Die Helfer pumpen dazu Mischungen aus Wasser und Asche in die Stollen. Die Zufuhr an Sauerstoff lässt sich reduzieren, indem man "große Mengen an Sand und Schutt über das Deckgestein der Brandherde kippt", sagt Jia Yaorang.

Deutschland beteiligt sich seit 15 Jahren am Kampf gegen Kohlebrände. Hilfe kommt vor allem vom Bundesforschungsministerium, das die Sino-Deutsche Kohlefeuer-Initiative finanziert.

Das Fernerkundungsdatenzentrum des DLR hat sich die Suche nach Brandherden zur Aufgabe gemacht. Satelliten im All sollen einen Brand möglichst früh aufspüren, damit die Entzündung rasch erstickt werden kann.

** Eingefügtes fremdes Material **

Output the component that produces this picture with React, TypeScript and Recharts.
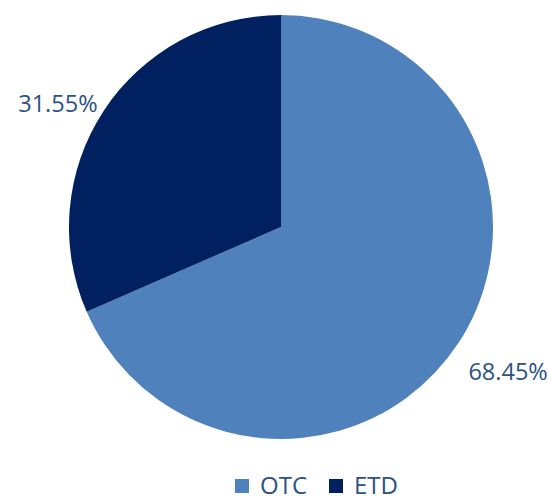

Auch die Gesellschaft für Technische Zusammenarbeit war mit deutschen Firmen am Löschen von Feuern in China beteiligt.

Modelle von Wissenschaftlern sagen dann, wo eine Bekämpfung effizient und welches Verfahren am besten geeignet ist - und wie viel Kohle verbrennt, mit den zugehörigen Mengen an Treibhausgasen.

Besonders diskutieren werden die Experten in Berlin die finanzielle Förderung von Löscharbeiten. Sie möchten gern den sogenannten Clean Development Mechanismus des Kyoto-Protokolls anzapfen.

Unter diesem Etikett werden Maßnahmen in Entwicklungsländern gefördert, die helfen, CO2 einzusparen: zum Beispiel durch die Installation von Solarkochern, den Bau von Wasserkraftwerken oder den Einsatz von Biomasse statt Erdöl in Zementfabriken.

Die Investoren bekommen für die eingesparten Treibhausgase Emissionszertifikate, die sie in ihren Heimatländern nutzen oder verkaufen dürfen. Sollte es gelingen, auch die Bekämpfung der Kohlefeuer unter dem UN-Mandat zu fördern, könnte dringend nötiges Geld in die Arbeit fließen.

"Damit wäre", sagt Geoffrey Schöning vom Organisationskomitee der Berliner Konferenz, "viel für den Klimaschutz getan."